__EXERCISE DESCRIPTION__
Give back the full listing, character for character, with no pictures.

__DATASET SECTION__
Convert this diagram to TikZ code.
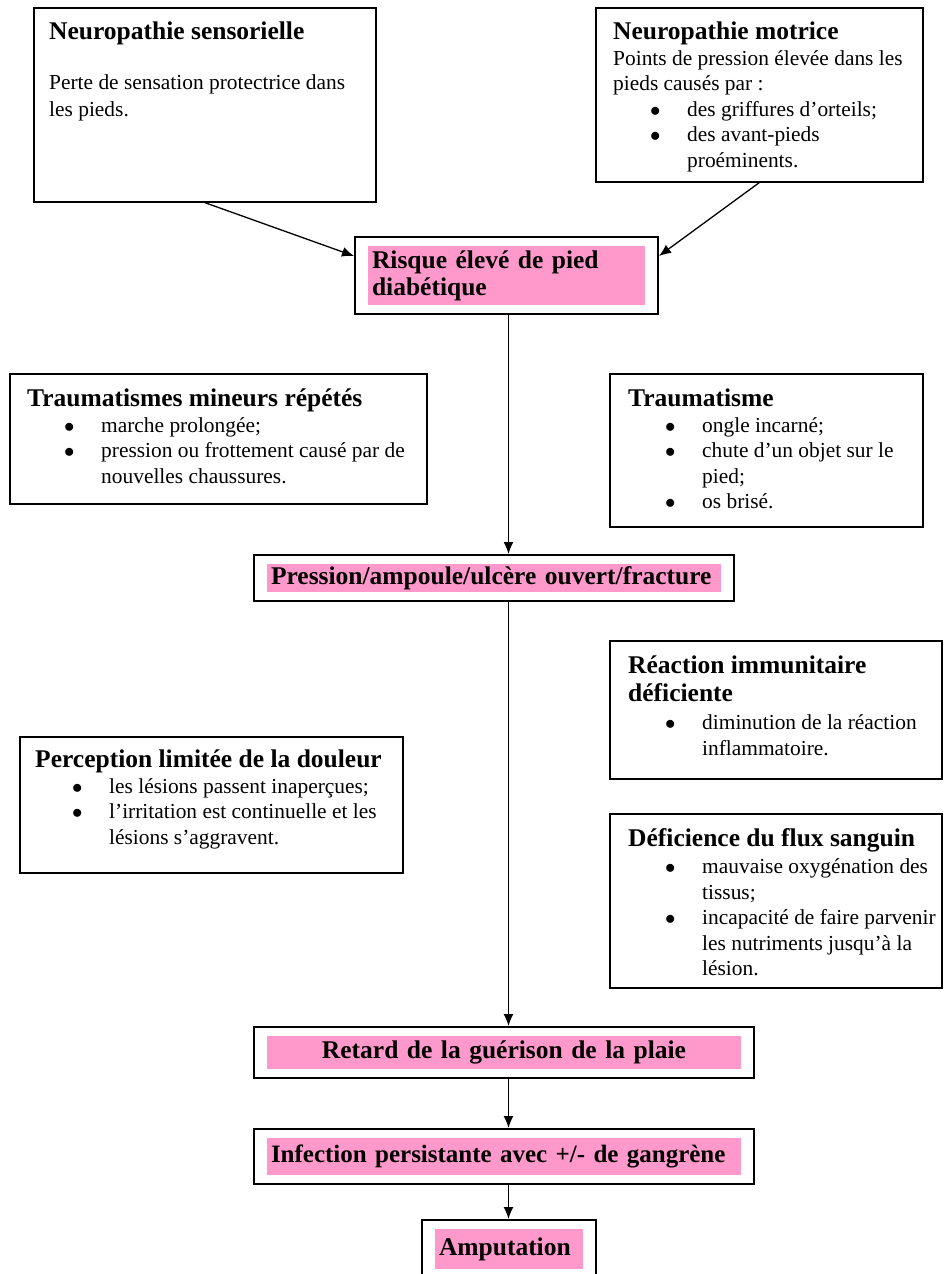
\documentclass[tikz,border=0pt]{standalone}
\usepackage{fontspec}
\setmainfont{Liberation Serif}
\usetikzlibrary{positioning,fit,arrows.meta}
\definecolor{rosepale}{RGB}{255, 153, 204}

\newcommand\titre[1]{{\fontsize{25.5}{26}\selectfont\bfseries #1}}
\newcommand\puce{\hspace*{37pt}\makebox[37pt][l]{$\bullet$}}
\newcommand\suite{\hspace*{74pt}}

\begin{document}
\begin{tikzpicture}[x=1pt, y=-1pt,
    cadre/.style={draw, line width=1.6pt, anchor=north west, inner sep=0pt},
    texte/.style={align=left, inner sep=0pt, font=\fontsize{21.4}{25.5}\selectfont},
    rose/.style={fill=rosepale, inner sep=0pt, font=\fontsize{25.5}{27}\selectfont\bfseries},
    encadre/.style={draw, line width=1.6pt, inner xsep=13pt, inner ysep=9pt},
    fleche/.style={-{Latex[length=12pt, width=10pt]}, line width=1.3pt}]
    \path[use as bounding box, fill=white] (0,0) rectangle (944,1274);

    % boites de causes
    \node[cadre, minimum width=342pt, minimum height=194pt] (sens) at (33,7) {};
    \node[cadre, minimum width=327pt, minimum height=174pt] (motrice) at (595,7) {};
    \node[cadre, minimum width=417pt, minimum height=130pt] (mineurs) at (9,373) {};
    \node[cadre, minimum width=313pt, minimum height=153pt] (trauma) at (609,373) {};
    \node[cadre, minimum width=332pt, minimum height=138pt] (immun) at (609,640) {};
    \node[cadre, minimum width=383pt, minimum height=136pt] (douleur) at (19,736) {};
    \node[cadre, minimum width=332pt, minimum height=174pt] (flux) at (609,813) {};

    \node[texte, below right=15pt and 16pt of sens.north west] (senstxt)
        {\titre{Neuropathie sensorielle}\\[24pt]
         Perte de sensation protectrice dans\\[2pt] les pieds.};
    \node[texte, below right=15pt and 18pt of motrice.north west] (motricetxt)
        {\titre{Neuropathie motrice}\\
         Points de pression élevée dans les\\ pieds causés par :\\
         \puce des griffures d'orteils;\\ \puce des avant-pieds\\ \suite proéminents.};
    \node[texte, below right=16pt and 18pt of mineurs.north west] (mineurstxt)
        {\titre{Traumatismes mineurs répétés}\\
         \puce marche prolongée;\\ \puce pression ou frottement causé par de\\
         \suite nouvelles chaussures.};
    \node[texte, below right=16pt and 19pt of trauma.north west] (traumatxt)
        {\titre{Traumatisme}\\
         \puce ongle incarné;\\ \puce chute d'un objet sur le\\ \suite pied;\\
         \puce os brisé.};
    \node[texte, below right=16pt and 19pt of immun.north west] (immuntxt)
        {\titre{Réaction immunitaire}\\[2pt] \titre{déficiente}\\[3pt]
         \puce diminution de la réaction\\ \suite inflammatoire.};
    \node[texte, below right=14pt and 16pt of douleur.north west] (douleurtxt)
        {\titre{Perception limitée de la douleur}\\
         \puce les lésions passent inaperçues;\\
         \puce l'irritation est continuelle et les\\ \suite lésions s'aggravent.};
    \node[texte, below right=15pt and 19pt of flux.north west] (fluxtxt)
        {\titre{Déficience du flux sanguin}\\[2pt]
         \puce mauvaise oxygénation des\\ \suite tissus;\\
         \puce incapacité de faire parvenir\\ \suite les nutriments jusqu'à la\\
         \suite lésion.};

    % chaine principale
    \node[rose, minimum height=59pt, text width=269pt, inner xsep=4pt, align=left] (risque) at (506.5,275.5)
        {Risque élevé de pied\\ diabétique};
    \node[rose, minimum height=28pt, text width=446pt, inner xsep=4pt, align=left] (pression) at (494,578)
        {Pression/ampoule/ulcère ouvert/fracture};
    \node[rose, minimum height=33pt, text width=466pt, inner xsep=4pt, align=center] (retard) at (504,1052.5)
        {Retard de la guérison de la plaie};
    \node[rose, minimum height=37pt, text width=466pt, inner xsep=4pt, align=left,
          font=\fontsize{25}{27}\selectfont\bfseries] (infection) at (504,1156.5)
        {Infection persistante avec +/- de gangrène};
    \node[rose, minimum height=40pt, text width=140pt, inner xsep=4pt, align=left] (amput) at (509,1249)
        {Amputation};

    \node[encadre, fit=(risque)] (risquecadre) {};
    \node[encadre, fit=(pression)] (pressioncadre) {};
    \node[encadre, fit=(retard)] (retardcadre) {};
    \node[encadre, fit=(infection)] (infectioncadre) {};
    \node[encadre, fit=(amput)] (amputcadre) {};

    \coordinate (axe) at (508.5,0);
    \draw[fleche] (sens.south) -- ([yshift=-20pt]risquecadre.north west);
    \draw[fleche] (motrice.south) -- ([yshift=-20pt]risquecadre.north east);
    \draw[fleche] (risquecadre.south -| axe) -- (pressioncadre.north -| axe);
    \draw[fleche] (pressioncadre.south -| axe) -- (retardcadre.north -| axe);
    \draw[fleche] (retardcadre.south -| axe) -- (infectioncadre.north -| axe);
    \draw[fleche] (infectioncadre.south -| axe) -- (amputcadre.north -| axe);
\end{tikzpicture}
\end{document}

__SOLUTION TO THE PROBLEM__
Convert this diagram to TikZ code.
\documentclass[tikz,border=0pt]{standalone}
\usepackage{fontspec}
\setmainfont{Liberation Serif}
\usetikzlibrary{positioning,fit,arrows.meta}
\definecolor{rosepale}{RGB}{255, 153, 204}

\newcommand\titre[1]{{\fontsize{25.5}{26}\selectfont\bfseries #1}}
\newcommand\puce{\hspace*{37pt}\makebox[37pt][l]{$\bullet$}}
\newcommand\suite{\hspace*{74pt}}

\begin{document}
\begin{tikzpicture}[x=1pt, y=-1pt,
    cadre/.style={draw, line width=1.6pt, anchor=north west, inner sep=0pt},
    texte/.style={align=left, inner sep=0pt, font=\fontsize{21.4}{25.5}\selectfont},
    rose/.style={fill=rosepale, inner sep=0pt, font=\fontsize{25.5}{27}\selectfont\bfseries},
    encadre/.style={draw, line width=1.6pt, inner xsep=13pt, inner ysep=9pt},
    fleche/.style={-{Latex[length=12pt, width=10pt]}, line width=1.3pt}]
    \path[use as bounding box, fill=white] (0,0) rectangle (944,1274);

    % boites de causes
    \node[cadre, minimum width=342pt, minimum height=194pt] (sens) at (33,7) {};
    \node[cadre, minimum width=327pt, minimum height=174pt] (motrice) at (595,7) {};
    \node[cadre, minimum width=417pt, minimum height=130pt] (mineurs) at (9,373) {};
    \node[cadre, minimum width=313pt, minimum height=153pt] (trauma) at (609,373) {};
    \node[cadre, minimum width=332pt, minimum height=138pt] (immun) at (609,640) {};
    \node[cadre, minimum width=383pt, minimum height=136pt] (douleur) at (19,736) {};
    \node[cadre, minimum width=332pt, minimum height=174pt] (flux) at (609,813) {};

    \node[texte, below right=15pt and 16pt of sens.north west] (senstxt)
        {\titre{Neuropathie sensorielle}\\[24pt]
         Perte de sensation protectrice dans\\[2pt] les pieds.};
    \node[texte, below right=15pt and 18pt of motrice.north west] (motricetxt)
        {\titre{Neuropathie motrice}\\
         Points de pression élevée dans les\\ pieds causés par :\\
         \puce des griffures d'orteils;\\ \puce des avant-pieds\\ \suite proéminents.};
    \node[texte, below right=16pt and 18pt of mineurs.north west] (mineurstxt)
        {\titre{Traumatismes mineurs répétés}\\
         \puce marche prolongée;\\ \puce pression ou frottement causé par de\\
         \suite nouvelles chaussures.};
    \node[texte, below right=16pt and 19pt of trauma.north west] (traumatxt)
        {\titre{Traumatisme}\\
         \puce ongle incarné;\\ \puce chute d'un objet sur le\\ \suite pied;\\
         \puce os brisé.};
    \node[texte, below right=16pt and 19pt of immun.north west] (immuntxt)
        {\titre{Réaction immunitaire}\\[2pt] \titre{déficiente}\\[3pt]
         \puce diminution de la réaction\\ \suite inflammatoire.};
    \node[texte, below right=14pt and 16pt of douleur.north west] (douleurtxt)
        {\titre{Perception limitée de la douleur}\\
         \puce les lésions passent inaperçues;\\
         \puce l'irritation est continuelle et les\\ \suite lésions s'aggravent.};
    \node[texte, below right=15pt and 19pt of flux.north west] (fluxtxt)
        {\titre{Déficience du flux sanguin}\\[2pt]
         \puce mauvaise oxygénation des\\ \suite tissus;\\
         \puce incapacité de faire parvenir\\ \suite les nutriments jusqu'à la\\
         \suite lésion.};

    % chaine principale
    \node[rose, minimum height=59pt, text width=269pt, inner xsep=4pt, align=left] (risque) at (506.5,275.5)
        {Risque élevé de pied\\ diabétique};
    \node[rose, minimum height=28pt, text width=446pt, inner xsep=4pt, align=left] (pression) at (494,578)
        {Pression/ampoule/ulcère ouvert/fracture};
    \node[rose, minimum height=33pt, text width=466pt, inner xsep=4pt, align=center] (retard) at (504,1052.5)
        {Retard de la guérison de la plaie};
    \node[rose, minimum height=37pt, text width=466pt, inner xsep=4pt, align=left,
          font=\fontsize{25}{27}\selectfont\bfseries] (infection) at (504,1156.5)
        {Infection persistante avec +/- de gangrène};
    \node[rose, minimum height=40pt, text width=140pt, inner xsep=4pt, align=left] (amput) at (509,1249)
        {Amputation};

    \node[encadre, fit=(risque)] (risquecadre) {};
    \node[encadre, fit=(pression)] (pressioncadre) {};
    \node[encadre, fit=(retard)] (retardcadre) {};
    \node[encadre, fit=(infection)] (infectioncadre) {};
    \node[encadre, fit=(amput)] (amputcadre) {};

    \coordinate (axe) at (508.5,0);
    \draw[fleche] (sens.south) -- ([yshift=-20pt]risquecadre.north west);
    \draw[fleche] (motrice.south) -- ([yshift=-20pt]risquecadre.north east);
    \draw[fleche] (risquecadre.south -| axe) -- (pressioncadre.north -| axe);
    \draw[fleche] (pressioncadre.south -| axe) -- (retardcadre.north -| axe);
    \draw[fleche] (retardcadre.south -| axe) -- (infectioncadre.north -| axe);
    \draw[fleche] (infectioncadre.south -| axe) -- (amputcadre.north -| axe);
\end{tikzpicture}
\end{document}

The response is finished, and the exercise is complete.